Jest to typowy program wspierający i przyspieszający pracę w narzędziach które i tak już istnieją, użytkownicy którzy korzystali z ChataGPT przez stronę internetową bardzo chwalą sobie wsparcie mojego programu.
Natomiast w trakcie promocji tego rozwiązania w mediach społecznościowych spotkałem się z dość bezpardonową reakcją, która przechodziła od wyśmiewania do agresji. Albo moje oprogramowanie było niepotrzebne albo okazywało się że jestem kolaborantem AI który wspiera jej rychłe zapanowanie nad światem.
Nie żebym się tym jakoś strasznie przejmował, natomiast zastanowiła mnie ogromna dysproporcja reakcji negatywnych nad pozytywnymi. Czy polskie społeczeństwo faktycznie jest tak negatywnie nastawione do AI, czy może jest to mała grupka która najgłośniej krzyczy.

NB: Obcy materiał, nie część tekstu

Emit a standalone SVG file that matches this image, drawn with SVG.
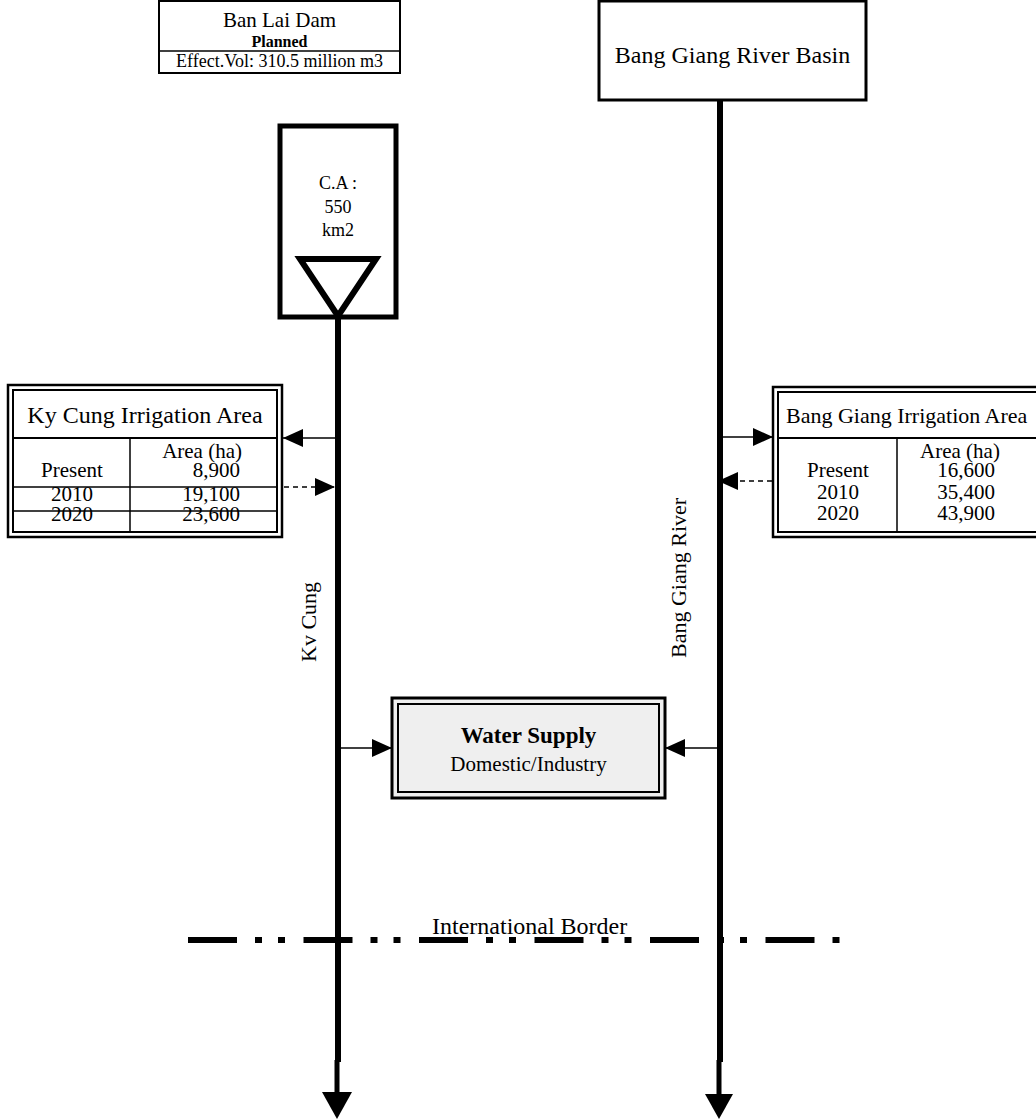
<svg xmlns="http://www.w3.org/2000/svg" width="1036" height="1119" viewBox="0 0 1036 1119">
<style>
text{font-family:"Liberation Serif","Times New Roman",serif;fill:#000}
.c{text-anchor:middle}
.r{text-anchor:end}
.b{font-weight:bold}
.box{fill:#fff;stroke:#000}
.thin{stroke:#000;stroke-width:1.5;fill:none}
</style>
<defs>
<marker id="ah" viewBox="0 0 20 18" refX="20" refY="9" markerWidth="20" markerHeight="18" markerUnits="userSpaceOnUse" orient="auto"><path d="M0,0 L20,9 L0,18 Z" fill="#000"/></marker>
</defs>
<g id="connectors">
<line x1="338" y1="318" x2="338" y2="1062" stroke="#000" stroke-width="6"/>
<line x1="337" y1="1060" x2="337" y2="1094" stroke="#000" stroke-width="5"/>
<path d="M322,1092 L352,1092 L337,1119 Z" fill="#000"/>
<line x1="720" y1="100" x2="720" y2="1062" stroke="#000" stroke-width="6"/>
<line x1="719" y1="1060" x2="719" y2="1096" stroke="#000" stroke-width="5"/>
<path d="M705,1094 L733,1094 L719,1119 Z" fill="#000"/>
<line x1="335" y1="438" x2="283" y2="438" stroke="#000" stroke-width="1.5" marker-end="url(#ah)"/>
<line x1="284" y1="487" x2="335" y2="487" stroke="#000" stroke-width="1.5" stroke-dasharray="5 4" marker-end="url(#ah)"/>
<line x1="723" y1="437" x2="773" y2="437" stroke="#000" stroke-width="1.5" marker-end="url(#ah)"/>
<line x1="772" y1="481" x2="718" y2="481" stroke="#000" stroke-width="1.5" stroke-dasharray="5 4" marker-end="url(#ah)"/>
<line x1="341" y1="748" x2="392" y2="748" stroke="#000" stroke-width="1.5" marker-end="url(#ah)"/>
<line x1="717" y1="748" x2="665" y2="748" stroke="#000" stroke-width="1.5" marker-end="url(#ah)"/>
</g>
<g id="ban-lai-dam">
<rect class="box" x="159" y="1" width="241" height="72" stroke-width="2"/>
<line x1="159" y1="51" x2="400" y2="51" stroke="#000" stroke-width="1.5"/>
<text class="c" x="279.5" y="27" font-size="21">Ban Lai Dam</text>
<text class="c b" x="279.5" y="47" font-size="16">Planned</text>
<text class="c" x="279.5" y="67" font-size="18">Effect.Vol: 310.5 million m3</text>
</g>
<g id="bang-giang-basin">
<rect class="box" x="599" y="1" width="267" height="99" stroke-width="3"/>
<text class="c" x="732.5" y="63" font-size="24">Bang Giang River Basin</text>
</g>
<g id="dam">
<rect class="box" x="280" y="126" width="116" height="191" stroke-width="5"/>
<text class="c" x="338" y="189" font-size="18">C.A :</text>
<text class="c" x="338" y="213" font-size="18">550</text>
<text class="c" x="338" y="236" font-size="18">km2</text>
<path d="M300,259 L376,259 L338,316 Z" fill="#fff" stroke="#000" stroke-width="6" stroke-linejoin="miter"/>
</g>
<g id="ky-cung-irrigation">
<rect class="box" x="8" y="385" width="274" height="152" stroke-width="2.5"/>
<rect x="13" y="390" width="264" height="142" fill="none" stroke="#000" stroke-width="2"/>
<text class="c" x="145" y="423" font-size="24">Ky Cung Irrigation Area</text>
<line x1="13" y1="438" x2="277" y2="438" stroke="#000" stroke-width="2"/>
<line class="thin" x1="130" y1="438" x2="130" y2="532"/>
<line class="thin" x1="13" y1="487" x2="277" y2="487"/>
<line class="thin" x1="13" y1="511" x2="277" y2="511"/>
<text class="r" x="242" y="458" font-size="21">Area (ha)</text>
<text class="c" x="72" y="477" font-size="21">Present</text>
<text class="r" x="240" y="477" font-size="21">8,900</text>
<text class="c" x="72" y="501" font-size="21">2010</text>
<text class="r" x="240" y="501" font-size="21">19,100</text>
<text class="c" x="72" y="521" font-size="21">2020</text>
<text class="r" x="240" y="521" font-size="21">23,600</text>
</g>
<g id="bang-giang-irrigation">
<rect class="box" x="773" y="387" width="280" height="150" stroke-width="2.5"/>
<rect x="778" y="392" width="270" height="140" fill="none" stroke="#000" stroke-width="2"/>
<text x="786" y="423" font-size="22">Bang Giang Irrigation Area</text>
<line x1="778" y1="438" x2="1036" y2="438" stroke="#000" stroke-width="2"/>
<line class="thin" x1="897" y1="438" x2="897" y2="532"/>
<text class="c" x="960" y="458" font-size="21">Area (ha)</text>
<text class="c" x="838" y="477" font-size="21">Present</text>
<text class="c" x="966" y="477" font-size="21">16,600</text>
<text class="c" x="838" y="499" font-size="21">2010</text>
<text class="c" x="966" y="499" font-size="21">35,400</text>
<text class="c" x="838" y="520" font-size="21">2020</text>
<text class="c" x="966" y="520" font-size="21">43,900</text>
</g>
<g id="river-labels">
<text transform="translate(316,662) rotate(-90)" font-size="22">Kv Cung</text>
<text transform="translate(686,658) rotate(-90)" font-size="22">Bang Giang River</text>
</g>
<g id="water-supply">
<rect x="392" y="698" width="273" height="100" fill="#efefef" stroke="#000" stroke-width="3"/>
<rect x="398" y="704" width="261" height="88" fill="none" stroke="#000" stroke-width="2"/>
<text class="c b" x="528.5" y="743" font-size="23">Water Supply</text>
<text class="c" x="528.5" y="771" font-size="21">Domestic/Industry</text>
</g>
<g id="border">
<line x1="188" y1="940" x2="840" y2="940" stroke="#000" stroke-width="6" stroke-dasharray="49 18 7 16 7 18.5"/>
<text x="432" y="934" font-size="24">International Border</text>
</g>
</svg>
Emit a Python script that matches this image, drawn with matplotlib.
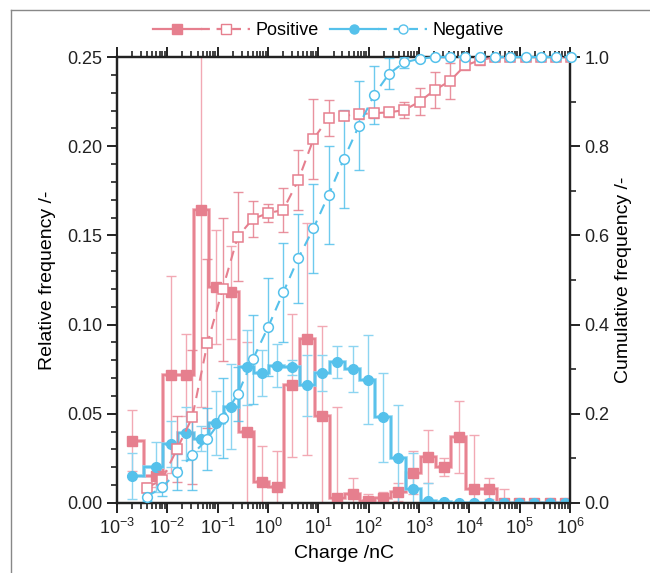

Szczerze mówiąc sam widzę wiele zagrożeń takiej technologi, zwłaszcza że korporacje nie cofną się przed niczym co zapewni im władzę i zyski, patrząc jednak co się dzieje obecnie na wschodzie, to jasno widać że ludziom do zagłady zupełnie nie jest potrzebna sztuczna inteligencja, zdecydowanie lepiej działa naturalna głupota.
Postanowiłem więc, zgodnie z sentencją „Przyjaciół trzymaj blisko ale jeszcze bliżej trzymaj swoich wrogów” (Ojciec Chrzestny) poznawać i adaptować te technologie w zakresie gdzie są pożyteczne.
Jeśli odwrócimy oczy i będziemy bojkotować te rozwiązania to niestety one nie znikną dlatego korzystam ile mogę, a jeśli kiedyś przejmą kontrolę i pozbędą się ludzi to przecież również tych którzy je ignorowali :).